Start of RECORDS SUPPLIED

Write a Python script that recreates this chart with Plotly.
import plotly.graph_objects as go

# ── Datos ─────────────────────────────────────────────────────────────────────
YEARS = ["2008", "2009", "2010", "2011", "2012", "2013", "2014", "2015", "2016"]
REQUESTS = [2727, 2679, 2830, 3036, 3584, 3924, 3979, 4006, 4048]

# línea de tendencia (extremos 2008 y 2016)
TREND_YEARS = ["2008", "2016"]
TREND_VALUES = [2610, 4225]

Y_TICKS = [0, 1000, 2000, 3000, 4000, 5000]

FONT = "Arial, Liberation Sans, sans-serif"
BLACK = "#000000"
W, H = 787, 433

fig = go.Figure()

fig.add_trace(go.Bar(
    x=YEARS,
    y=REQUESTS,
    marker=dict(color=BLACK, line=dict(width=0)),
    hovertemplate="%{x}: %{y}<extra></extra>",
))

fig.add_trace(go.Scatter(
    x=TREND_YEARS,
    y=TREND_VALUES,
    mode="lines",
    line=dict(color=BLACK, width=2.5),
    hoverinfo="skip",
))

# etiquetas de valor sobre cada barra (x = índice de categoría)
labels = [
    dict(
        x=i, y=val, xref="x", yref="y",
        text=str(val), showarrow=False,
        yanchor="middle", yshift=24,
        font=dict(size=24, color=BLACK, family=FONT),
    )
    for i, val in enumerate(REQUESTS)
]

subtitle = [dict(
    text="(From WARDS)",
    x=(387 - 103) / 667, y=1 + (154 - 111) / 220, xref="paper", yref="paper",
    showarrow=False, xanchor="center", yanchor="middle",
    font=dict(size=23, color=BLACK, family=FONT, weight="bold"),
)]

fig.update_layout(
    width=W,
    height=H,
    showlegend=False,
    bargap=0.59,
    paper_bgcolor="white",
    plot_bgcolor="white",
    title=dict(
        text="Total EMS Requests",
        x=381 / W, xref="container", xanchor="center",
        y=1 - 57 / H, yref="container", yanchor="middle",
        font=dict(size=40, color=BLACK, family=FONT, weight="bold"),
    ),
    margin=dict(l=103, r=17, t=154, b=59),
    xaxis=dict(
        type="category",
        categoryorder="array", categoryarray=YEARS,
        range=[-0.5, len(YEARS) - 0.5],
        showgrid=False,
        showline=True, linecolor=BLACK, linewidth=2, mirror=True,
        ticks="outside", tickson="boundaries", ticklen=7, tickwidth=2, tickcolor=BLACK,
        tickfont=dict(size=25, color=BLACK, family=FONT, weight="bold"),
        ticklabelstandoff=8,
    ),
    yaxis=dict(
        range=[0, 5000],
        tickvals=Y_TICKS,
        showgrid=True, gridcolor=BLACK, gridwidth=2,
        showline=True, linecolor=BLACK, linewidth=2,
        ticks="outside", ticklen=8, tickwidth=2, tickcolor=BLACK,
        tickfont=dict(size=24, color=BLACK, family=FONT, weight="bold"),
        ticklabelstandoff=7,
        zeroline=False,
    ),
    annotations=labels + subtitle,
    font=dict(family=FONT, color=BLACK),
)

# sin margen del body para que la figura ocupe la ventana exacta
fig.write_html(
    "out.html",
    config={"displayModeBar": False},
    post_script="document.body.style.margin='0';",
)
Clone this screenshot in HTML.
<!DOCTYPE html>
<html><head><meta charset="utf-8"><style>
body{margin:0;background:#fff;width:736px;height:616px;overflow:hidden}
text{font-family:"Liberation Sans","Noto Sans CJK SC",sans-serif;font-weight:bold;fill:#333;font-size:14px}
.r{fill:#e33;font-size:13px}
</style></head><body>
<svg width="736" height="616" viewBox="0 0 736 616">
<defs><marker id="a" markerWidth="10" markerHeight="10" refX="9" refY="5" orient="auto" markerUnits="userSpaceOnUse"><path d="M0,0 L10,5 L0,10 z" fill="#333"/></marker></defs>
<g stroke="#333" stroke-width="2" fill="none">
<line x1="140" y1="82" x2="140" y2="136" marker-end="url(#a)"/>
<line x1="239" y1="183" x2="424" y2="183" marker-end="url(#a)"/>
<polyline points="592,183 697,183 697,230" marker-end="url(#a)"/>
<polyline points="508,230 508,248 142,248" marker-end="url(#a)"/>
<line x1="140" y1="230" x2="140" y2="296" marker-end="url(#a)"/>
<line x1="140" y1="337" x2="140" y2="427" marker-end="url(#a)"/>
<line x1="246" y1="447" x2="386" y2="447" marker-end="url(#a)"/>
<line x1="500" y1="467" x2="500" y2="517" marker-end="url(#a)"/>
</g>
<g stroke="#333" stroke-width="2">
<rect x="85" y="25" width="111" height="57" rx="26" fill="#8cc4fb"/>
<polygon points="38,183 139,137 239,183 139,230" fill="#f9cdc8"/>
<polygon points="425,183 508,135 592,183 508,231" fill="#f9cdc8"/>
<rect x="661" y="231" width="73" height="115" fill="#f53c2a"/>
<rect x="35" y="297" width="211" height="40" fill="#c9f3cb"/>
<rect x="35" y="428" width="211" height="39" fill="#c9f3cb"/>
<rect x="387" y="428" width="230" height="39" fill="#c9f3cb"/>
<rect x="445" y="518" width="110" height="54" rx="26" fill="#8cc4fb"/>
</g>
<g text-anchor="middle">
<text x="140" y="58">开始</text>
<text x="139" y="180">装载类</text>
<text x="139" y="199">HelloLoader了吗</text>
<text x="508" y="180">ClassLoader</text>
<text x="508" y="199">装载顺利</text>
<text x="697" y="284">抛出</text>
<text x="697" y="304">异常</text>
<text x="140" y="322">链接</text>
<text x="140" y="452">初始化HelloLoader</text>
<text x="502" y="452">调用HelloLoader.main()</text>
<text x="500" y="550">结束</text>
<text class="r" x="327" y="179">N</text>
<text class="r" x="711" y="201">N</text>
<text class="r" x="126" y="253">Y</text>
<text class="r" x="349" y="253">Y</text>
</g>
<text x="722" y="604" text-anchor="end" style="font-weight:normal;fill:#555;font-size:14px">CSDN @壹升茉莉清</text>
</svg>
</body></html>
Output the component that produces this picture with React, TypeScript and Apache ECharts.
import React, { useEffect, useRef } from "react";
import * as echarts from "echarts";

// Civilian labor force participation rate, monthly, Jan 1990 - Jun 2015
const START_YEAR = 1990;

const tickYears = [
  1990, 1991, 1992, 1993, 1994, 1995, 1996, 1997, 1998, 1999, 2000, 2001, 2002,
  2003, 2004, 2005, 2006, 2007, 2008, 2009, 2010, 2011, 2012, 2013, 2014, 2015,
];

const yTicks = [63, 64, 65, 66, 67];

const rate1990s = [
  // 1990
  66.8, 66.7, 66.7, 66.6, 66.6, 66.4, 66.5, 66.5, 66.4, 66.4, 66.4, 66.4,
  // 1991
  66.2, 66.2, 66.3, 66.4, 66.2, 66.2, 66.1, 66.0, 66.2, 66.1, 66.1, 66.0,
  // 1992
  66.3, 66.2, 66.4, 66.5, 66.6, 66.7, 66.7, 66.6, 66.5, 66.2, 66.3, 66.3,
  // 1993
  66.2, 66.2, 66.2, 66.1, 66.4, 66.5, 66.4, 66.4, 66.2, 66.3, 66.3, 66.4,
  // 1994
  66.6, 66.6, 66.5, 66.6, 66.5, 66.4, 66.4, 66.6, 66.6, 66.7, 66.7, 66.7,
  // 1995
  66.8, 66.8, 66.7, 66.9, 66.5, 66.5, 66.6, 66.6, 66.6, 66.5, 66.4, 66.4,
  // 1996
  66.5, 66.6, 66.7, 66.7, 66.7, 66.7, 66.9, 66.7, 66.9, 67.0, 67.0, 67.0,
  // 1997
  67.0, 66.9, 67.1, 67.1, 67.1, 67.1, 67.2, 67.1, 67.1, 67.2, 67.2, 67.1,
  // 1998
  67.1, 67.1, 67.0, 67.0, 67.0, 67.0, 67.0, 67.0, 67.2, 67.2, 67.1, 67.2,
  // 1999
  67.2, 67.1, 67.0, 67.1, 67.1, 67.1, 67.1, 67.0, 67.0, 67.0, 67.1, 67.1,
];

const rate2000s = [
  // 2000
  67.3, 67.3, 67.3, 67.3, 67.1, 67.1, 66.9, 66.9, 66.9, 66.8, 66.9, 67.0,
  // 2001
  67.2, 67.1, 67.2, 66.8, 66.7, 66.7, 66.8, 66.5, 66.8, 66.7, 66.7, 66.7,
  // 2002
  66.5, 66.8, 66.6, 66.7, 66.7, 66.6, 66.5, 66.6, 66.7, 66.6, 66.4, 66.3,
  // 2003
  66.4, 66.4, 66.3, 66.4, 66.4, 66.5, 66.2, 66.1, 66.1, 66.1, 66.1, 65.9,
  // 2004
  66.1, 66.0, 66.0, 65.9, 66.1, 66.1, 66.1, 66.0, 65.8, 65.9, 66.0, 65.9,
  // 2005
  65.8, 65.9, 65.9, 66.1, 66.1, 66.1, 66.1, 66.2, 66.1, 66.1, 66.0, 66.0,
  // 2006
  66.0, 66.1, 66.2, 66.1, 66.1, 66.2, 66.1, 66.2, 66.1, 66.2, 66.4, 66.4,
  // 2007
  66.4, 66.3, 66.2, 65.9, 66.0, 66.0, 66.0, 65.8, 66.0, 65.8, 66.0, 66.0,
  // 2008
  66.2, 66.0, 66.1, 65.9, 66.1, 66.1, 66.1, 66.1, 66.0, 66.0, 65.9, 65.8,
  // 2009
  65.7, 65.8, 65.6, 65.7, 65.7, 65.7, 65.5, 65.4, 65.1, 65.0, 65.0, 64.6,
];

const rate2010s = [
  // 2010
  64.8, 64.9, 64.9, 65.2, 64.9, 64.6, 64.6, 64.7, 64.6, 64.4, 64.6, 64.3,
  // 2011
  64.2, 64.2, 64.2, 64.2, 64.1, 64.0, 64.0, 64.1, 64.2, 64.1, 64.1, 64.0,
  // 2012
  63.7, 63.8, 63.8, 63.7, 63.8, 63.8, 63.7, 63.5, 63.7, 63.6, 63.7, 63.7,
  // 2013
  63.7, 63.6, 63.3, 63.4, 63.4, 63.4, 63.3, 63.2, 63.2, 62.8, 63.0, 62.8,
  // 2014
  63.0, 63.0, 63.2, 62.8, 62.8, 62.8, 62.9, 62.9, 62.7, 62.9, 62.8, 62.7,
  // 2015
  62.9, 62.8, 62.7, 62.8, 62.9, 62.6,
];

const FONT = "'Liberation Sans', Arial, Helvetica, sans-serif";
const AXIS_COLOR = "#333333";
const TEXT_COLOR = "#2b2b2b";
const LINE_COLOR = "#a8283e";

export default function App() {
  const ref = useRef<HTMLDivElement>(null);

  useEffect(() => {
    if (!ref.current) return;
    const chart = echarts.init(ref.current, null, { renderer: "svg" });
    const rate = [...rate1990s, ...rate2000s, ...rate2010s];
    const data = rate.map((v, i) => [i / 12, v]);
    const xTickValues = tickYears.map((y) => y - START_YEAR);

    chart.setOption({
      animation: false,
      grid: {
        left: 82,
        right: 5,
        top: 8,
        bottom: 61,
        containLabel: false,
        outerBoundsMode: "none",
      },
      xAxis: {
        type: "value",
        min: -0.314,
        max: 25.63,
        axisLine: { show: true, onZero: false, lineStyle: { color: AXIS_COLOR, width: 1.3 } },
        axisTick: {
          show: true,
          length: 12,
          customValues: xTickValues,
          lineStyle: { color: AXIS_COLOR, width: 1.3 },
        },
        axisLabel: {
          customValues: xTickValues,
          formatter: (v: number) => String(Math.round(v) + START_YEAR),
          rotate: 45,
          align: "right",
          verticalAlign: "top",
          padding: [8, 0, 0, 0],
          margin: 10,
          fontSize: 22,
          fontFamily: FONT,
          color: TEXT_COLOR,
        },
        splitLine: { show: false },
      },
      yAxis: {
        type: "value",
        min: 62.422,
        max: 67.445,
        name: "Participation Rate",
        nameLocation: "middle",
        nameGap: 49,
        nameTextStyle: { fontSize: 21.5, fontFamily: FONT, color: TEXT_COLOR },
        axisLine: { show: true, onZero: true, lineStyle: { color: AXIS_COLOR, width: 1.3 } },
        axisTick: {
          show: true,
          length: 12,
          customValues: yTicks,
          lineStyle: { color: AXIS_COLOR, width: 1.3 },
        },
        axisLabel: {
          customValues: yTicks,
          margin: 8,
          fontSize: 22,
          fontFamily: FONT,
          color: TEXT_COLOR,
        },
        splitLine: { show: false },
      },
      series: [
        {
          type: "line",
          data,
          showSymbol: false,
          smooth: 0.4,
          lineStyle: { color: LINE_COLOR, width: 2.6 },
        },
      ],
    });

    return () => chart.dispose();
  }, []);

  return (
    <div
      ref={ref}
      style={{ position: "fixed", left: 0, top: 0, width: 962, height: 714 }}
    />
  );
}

End of RECORDS SUPPLIED

[WHAT YOU ARE ASKED TO DO] Write out the listing's lines exactly, from its first line through the line that contains "fig = go.Figure()", and stop there.

[RESULT OF THIS EXERCISE]
Write a Python script that recreates this chart with Plotly.
import plotly.graph_objects as go

# ── Datos ─────────────────────────────────────────────────────────────────────
YEARS = ["2008", "2009", "2010", "2011", "2012", "2013", "2014", "2015", "2016"]
REQUESTS = [2727, 2679, 2830, 3036, 3584, 3924, 3979, 4006, 4048]

# línea de tendencia (extremos 2008 y 2016)
TREND_YEARS = ["2008", "2016"]
TREND_VALUES = [2610, 4225]

Y_TICKS = [0, 1000, 2000, 3000, 4000, 5000]

FONT = "Arial, Liberation Sans, sans-serif"
BLACK = "#000000"
W, H = 787, 433

fig = go.Figure()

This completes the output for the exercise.